District staff delivered a wide‑ranging update on artificial intelligence in classrooms and the work of an AI collaborative group that has met since August to study classroom uses, ethics and policy.
"Our AI collaborative group began meeting in August and has met several times throughout the school year," Speaker 2 said, describing work with teachers, administrators and neighboring districts. Staff emphasized a continuum of use — from unacceptable copying of AI output to appropriate, scaffolded uses tied to specific learning objectives — and urged clear communication in syllabi and assignment prompts so teachers and students understand when AI is allowed.

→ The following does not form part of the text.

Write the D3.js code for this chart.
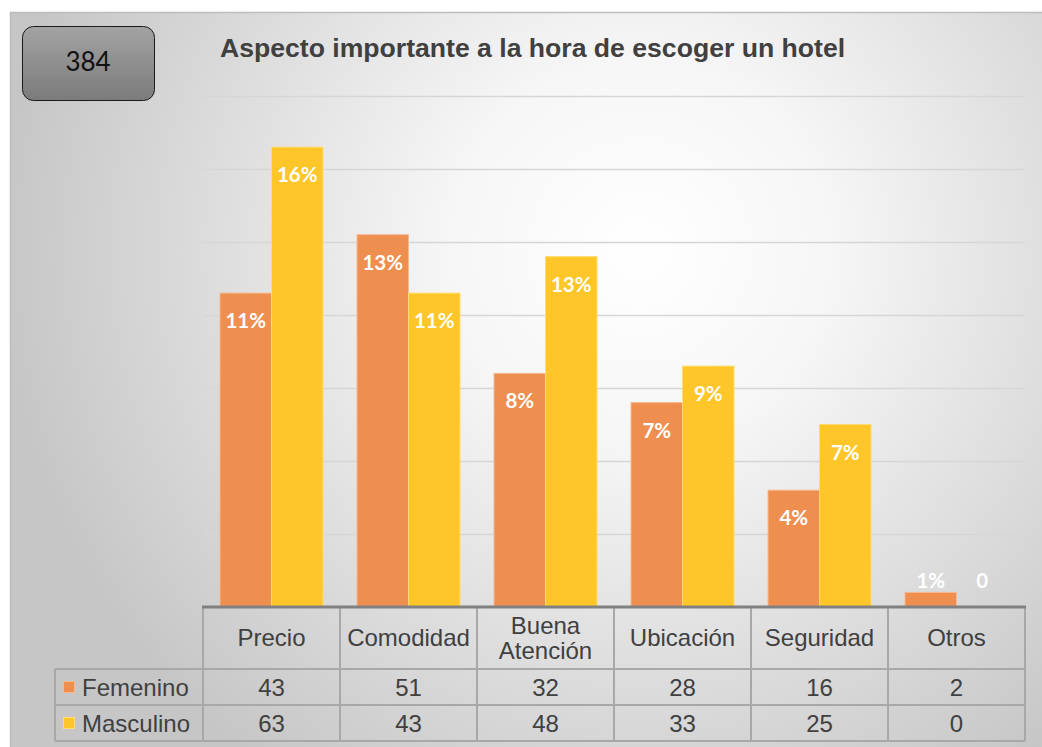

The group recommended curricular adjustments such as more in‑class, cold writing and draft histories to capture student work, embedding AI considerations into regular curriculum cycles, and professional development for staff. On ethics and enforcement, staff warned against overreliance on AI detection tools: "the AI generative AI tools have become so powerful that they're really unreliable and not something that we can lean on." Instead, they recommended teacher familiarity with student work and conversational approaches to suspected misuse.
Board members raised broader concerns including age‑appropriate access, privacy and disciplinary responses for harmful misuse of AI (for example, fabricated audio). Several members referenced PSBA guidance and suggested reviewing district acceptable‑use policies sooner rather than later. Staff noted current technical controls that block AI tools for students under 13 and network‑level blocks for certain services, while also recognizing the limits of detection and the rapid pace of AI development.
Next steps: further PD for staff, direct instruction for students on AI literacy, vetting a small list of trusted tools for classroom use, and policy review informed by PSBA guidance and neighboring districts’ experience.